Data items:
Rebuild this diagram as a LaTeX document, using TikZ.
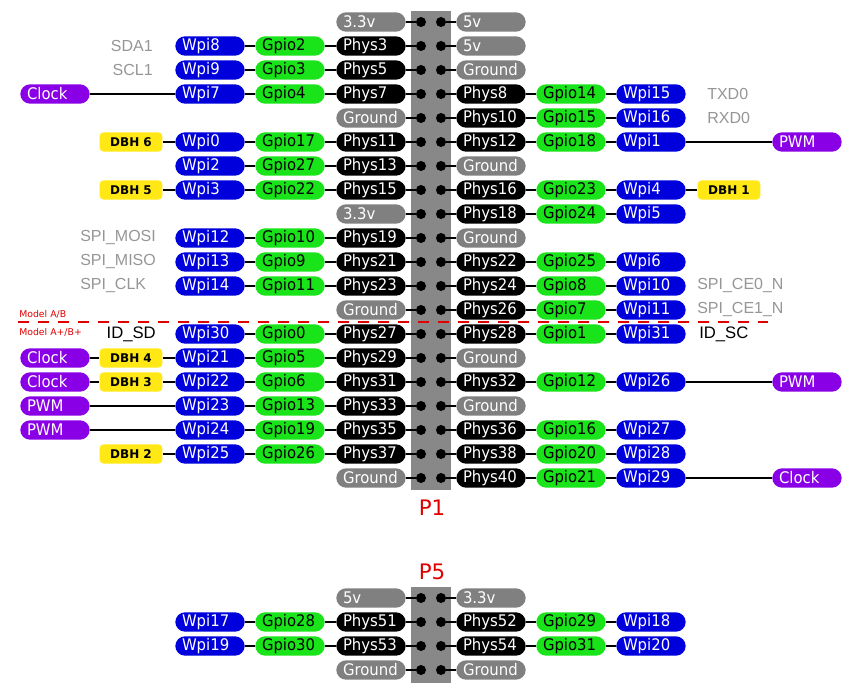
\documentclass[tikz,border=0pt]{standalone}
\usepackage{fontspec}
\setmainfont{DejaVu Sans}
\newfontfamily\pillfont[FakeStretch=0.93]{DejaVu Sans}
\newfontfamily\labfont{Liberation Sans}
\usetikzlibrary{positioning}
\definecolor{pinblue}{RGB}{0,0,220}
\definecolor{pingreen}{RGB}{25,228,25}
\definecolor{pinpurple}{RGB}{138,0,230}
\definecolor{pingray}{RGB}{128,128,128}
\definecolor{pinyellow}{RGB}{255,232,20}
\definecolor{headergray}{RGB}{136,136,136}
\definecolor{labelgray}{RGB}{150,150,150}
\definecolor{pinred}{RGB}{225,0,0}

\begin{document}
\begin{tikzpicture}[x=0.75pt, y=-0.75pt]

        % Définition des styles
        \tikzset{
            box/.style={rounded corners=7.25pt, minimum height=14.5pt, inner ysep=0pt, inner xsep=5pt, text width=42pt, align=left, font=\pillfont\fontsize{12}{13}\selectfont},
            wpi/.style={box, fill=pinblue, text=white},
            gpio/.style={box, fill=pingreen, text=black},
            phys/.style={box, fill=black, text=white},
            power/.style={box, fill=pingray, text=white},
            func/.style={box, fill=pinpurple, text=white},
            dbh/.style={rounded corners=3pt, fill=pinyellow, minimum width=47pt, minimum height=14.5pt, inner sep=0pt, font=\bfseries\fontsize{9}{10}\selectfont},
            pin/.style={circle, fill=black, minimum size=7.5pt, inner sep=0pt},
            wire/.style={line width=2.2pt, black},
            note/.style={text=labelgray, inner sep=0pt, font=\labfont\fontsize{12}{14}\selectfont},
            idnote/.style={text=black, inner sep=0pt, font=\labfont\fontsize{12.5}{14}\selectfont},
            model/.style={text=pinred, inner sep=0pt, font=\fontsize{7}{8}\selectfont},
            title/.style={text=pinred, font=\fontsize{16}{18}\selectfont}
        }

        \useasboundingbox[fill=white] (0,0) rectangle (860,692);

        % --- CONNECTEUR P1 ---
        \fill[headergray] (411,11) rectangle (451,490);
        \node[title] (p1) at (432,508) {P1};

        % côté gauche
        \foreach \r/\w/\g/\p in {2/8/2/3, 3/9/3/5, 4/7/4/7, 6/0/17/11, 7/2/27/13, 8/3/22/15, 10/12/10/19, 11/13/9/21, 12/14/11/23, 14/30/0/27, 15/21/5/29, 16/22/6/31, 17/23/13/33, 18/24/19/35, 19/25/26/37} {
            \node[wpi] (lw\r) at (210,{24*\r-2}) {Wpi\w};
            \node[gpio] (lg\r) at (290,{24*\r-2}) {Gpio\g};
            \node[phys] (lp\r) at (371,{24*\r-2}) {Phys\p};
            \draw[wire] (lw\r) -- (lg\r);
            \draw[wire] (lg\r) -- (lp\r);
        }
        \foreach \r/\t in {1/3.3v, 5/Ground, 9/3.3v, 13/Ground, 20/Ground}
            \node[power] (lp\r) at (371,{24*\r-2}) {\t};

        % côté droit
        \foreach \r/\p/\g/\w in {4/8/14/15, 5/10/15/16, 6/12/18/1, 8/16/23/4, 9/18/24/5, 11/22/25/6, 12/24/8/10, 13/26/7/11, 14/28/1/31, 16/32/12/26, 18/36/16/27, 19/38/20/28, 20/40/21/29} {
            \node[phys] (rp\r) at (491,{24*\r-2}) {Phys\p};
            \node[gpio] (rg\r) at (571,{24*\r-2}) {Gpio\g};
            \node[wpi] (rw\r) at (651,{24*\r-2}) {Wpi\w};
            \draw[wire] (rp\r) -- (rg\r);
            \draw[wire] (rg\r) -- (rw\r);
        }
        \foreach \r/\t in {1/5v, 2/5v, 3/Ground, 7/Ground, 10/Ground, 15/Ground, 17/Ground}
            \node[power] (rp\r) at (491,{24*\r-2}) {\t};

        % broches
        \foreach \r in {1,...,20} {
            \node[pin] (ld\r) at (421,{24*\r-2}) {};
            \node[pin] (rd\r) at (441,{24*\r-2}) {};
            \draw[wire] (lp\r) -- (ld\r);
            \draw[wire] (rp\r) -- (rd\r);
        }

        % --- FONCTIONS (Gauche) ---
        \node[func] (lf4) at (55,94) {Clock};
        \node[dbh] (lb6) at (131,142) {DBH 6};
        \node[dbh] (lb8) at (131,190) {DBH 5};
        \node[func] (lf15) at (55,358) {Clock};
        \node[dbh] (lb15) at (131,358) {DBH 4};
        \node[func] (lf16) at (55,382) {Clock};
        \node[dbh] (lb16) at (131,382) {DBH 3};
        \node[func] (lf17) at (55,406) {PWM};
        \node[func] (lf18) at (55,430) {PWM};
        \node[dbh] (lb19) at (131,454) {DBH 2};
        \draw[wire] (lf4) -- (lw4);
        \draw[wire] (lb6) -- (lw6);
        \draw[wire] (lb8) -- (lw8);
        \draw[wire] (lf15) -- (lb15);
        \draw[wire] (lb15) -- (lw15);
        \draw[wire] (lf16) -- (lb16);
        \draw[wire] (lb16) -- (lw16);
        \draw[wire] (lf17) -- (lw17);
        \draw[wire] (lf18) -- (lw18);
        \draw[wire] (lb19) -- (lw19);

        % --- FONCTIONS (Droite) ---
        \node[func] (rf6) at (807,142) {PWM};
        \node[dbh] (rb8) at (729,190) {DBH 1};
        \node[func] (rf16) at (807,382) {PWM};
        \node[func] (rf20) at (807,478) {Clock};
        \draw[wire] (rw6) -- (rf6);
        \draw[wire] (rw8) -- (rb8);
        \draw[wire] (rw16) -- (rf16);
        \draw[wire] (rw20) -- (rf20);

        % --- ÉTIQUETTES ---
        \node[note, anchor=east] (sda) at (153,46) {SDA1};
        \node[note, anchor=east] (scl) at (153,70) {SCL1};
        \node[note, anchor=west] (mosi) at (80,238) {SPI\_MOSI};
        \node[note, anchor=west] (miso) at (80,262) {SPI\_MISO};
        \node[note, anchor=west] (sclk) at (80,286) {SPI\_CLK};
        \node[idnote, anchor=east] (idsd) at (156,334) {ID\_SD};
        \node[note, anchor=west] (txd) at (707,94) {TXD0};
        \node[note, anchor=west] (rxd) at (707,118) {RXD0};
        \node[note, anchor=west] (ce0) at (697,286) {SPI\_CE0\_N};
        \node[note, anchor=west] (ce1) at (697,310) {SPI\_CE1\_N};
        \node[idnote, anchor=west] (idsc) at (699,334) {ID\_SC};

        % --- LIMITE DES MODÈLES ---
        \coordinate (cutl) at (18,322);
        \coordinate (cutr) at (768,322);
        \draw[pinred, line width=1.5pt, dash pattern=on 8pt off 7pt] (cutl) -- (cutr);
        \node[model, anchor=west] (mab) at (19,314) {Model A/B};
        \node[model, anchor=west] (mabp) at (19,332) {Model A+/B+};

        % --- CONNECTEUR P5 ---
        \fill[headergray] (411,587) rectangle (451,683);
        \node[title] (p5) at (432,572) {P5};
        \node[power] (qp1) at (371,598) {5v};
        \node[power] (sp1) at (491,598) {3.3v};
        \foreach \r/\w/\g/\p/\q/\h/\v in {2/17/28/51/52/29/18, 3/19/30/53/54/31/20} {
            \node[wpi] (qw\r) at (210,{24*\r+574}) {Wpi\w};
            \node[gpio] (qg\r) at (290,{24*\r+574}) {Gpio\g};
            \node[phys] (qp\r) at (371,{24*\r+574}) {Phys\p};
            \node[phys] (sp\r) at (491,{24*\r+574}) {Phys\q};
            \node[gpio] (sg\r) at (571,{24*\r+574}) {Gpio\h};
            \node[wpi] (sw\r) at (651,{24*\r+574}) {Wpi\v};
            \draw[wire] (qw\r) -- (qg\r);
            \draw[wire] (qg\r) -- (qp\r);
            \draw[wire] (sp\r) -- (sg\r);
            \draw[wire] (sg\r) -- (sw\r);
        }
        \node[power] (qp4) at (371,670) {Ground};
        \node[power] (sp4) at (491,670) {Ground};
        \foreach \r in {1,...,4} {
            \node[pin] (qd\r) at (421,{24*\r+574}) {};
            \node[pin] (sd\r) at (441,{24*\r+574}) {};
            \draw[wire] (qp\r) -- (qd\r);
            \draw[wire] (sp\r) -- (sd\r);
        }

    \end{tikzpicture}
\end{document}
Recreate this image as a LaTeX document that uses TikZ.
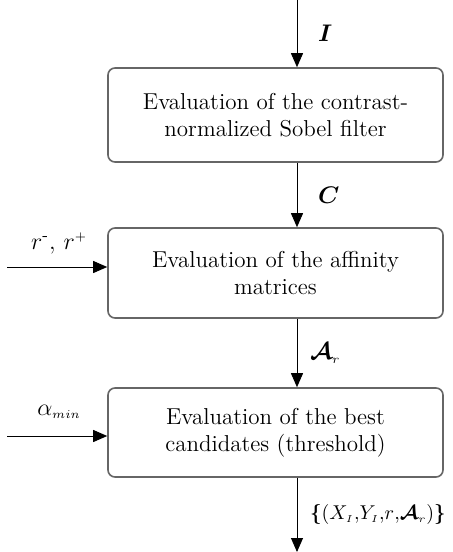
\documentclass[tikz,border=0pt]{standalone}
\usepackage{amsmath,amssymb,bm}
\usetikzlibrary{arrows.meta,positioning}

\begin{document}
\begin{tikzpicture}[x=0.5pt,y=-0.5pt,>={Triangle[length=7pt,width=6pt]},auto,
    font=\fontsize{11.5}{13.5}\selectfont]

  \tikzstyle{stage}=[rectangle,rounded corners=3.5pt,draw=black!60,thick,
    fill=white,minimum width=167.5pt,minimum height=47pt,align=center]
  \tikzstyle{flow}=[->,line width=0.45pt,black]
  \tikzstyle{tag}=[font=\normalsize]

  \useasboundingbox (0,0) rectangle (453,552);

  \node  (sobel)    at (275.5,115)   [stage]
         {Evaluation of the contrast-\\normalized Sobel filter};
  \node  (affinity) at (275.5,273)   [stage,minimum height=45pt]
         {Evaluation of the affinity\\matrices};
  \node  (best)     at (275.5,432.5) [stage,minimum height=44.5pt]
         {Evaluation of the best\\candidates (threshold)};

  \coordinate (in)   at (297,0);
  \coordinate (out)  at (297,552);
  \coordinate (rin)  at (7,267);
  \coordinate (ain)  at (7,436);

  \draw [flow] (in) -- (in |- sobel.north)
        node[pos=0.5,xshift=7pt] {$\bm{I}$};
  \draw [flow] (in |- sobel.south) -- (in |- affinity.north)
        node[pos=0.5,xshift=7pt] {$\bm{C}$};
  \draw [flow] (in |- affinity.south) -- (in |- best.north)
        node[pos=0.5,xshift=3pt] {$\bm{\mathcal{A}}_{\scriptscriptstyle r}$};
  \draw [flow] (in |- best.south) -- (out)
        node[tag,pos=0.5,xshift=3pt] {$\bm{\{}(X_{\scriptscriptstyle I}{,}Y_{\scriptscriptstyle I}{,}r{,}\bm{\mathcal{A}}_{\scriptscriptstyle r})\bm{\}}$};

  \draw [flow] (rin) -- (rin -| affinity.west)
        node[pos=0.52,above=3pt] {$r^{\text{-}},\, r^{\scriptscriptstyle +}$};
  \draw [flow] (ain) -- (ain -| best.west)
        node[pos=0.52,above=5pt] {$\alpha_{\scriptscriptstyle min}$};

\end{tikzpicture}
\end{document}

What you should do: Exclude the pictures, and output exactly the lines from the one with "Recreate this image" through the last line of the records, both included.

Completed exercise:
Recreate this image as a LaTeX document that uses TikZ.
\documentclass[tikz,border=0pt]{standalone}
\usepackage{amsmath,amssymb,bm}
\usetikzlibrary{arrows.meta,positioning}

\begin{document}
\begin{tikzpicture}[x=0.5pt,y=-0.5pt,>={Triangle[length=7pt,width=6pt]},auto,
    font=\fontsize{11.5}{13.5}\selectfont]

  \tikzstyle{stage}=[rectangle,rounded corners=3.5pt,draw=black!60,thick,
    fill=white,minimum width=167.5pt,minimum height=47pt,align=center]
  \tikzstyle{flow}=[->,line width=0.45pt,black]
  \tikzstyle{tag}=[font=\normalsize]

  \useasboundingbox (0,0) rectangle (453,552);

  \node  (sobel)    at (275.5,115)   [stage]
         {Evaluation of the contrast-\\normalized Sobel filter};
  \node  (affinity) at (275.5,273)   [stage,minimum height=45pt]
         {Evaluation of the affinity\\matrices};
  \node  (best)     at (275.5,432.5) [stage,minimum height=44.5pt]
         {Evaluation of the best\\candidates (threshold)};

  \coordinate (in)   at (297,0);
  \coordinate (out)  at (297,552);
  \coordinate (rin)  at (7,267);
  \coordinate (ain)  at (7,436);

  \draw [flow] (in) -- (in |- sobel.north)
        node[pos=0.5,xshift=7pt] {$\bm{I}$};
  \draw [flow] (in |- sobel.south) -- (in |- affinity.north)
        node[pos=0.5,xshift=7pt] {$\bm{C}$};
  \draw [flow] (in |- affinity.south) -- (in |- best.north)
        node[pos=0.5,xshift=3pt] {$\bm{\mathcal{A}}_{\scriptscriptstyle r}$};
  \draw [flow] (in |- best.south) -- (out)
        node[tag,pos=0.5,xshift=3pt] {$\bm{\{}(X_{\scriptscriptstyle I}{,}Y_{\scriptscriptstyle I}{,}r{,}\bm{\mathcal{A}}_{\scriptscriptstyle r})\bm{\}}$};

  \draw [flow] (rin) -- (rin -| affinity.west)
        node[pos=0.52,above=3pt] {$r^{\text{-}},\, r^{\scriptscriptstyle +}$};
  \draw [flow] (ain) -- (ain -| best.west)
        node[pos=0.52,above=5pt] {$\alpha_{\scriptscriptstyle min}$};

\end{tikzpicture}
\end{document}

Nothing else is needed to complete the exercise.